Ceux-ci prennent très vite l’habitude de flâner sur ses rives à pied ou à bicyclette. Lieu de baignade, il accueille pendant plusieurs décennies des compétitions de natation et des joutes. On y lance sa canne à pêche et des campagnes annuelles de rempoissonnement sont réalisées par les services municipaux entre la fin des années 1930 et les années 1950. La salle de cinéma et de spectacles Pantin Palace, édifiée à l’emplacement de l’actuel centre administratif en 1921, draine jusqu’à mille spectateurs jusqu’au milieu des années 1960.

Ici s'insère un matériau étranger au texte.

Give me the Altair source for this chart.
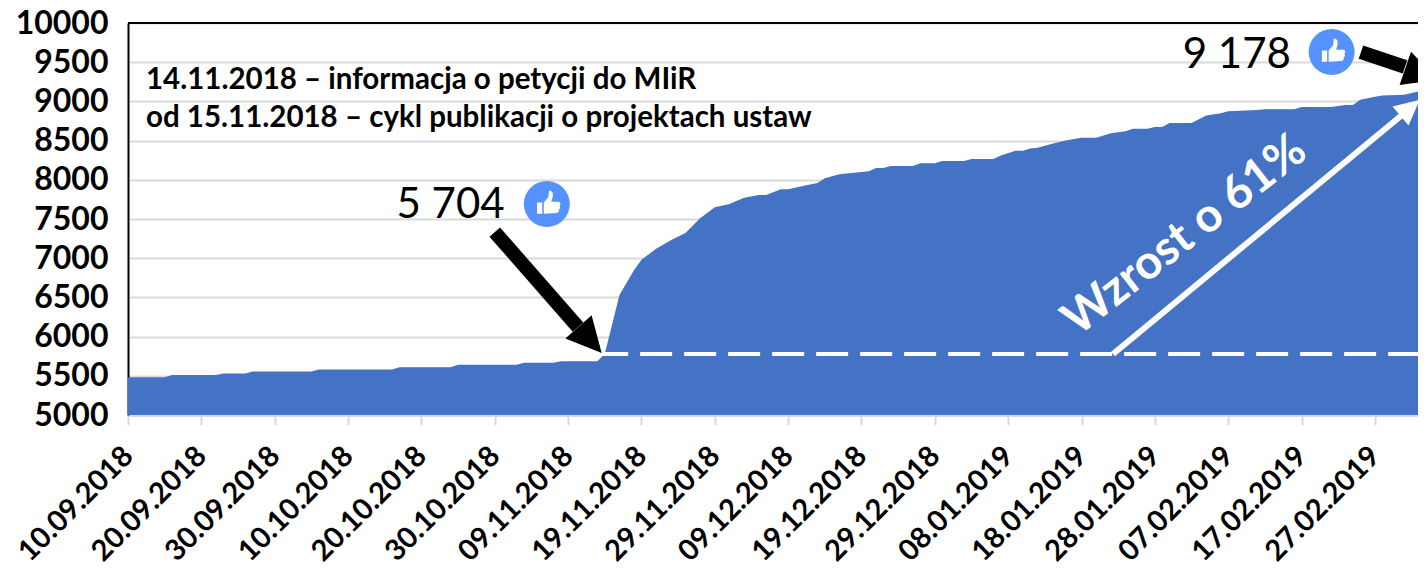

Cette tradition festive perdure encore aujourd’hui et contribue à faire du canal un élément important de l’identité pantinoise.
La reconquête du canal
La libération des terrains générée par la désindustrialisation entraîne une mutation du paysage urbain.
Les berges du canal sont réinvesties et voient l’implantation de structures culturelles telles que le Centre national de la danse, dans l’ancien centre administratif, le théâtre du Fil de l’eau, dans un entrepôt de la Compagnie Franco-indochinoise, ou encore le tiers-lieu culturel Jardin 21, créant une continuité entre Pantin et le parc de la Villette.

De grandes emprises industrielles sont transformées en logements ou réhabilitées pour accueillir des activités tertiaires. L’ancienne manufacture Frédéric Louis accueille désormais logements et services municipaux. Rive nord, Chanel et Elis, héritière de la blanchisserie Leducq, ont emménagé en face des anciens entrepôts de la chambre de commerce et d’industrie de Paris. Les Grands Moulins hébergent les salariés de BNP Paribas Securities Services depuis 2009.
La zone d’aménagement concerté (ZAC) du Port est quant à elle destinée à mêler, sur une surface de 6,5 hectares le long du canal, logements, commerces, groupe scolaire, halte nautique pour la plaisance et les loisirs et capitainerie. En son cœur, les anciens entrepôts devenus les Magasins généraux de l’agence de publicité BETC, inaugurés en 2016, et la place de la Pointe, nouvel espace fort de la ville où se déroulent les grands événements pantinois.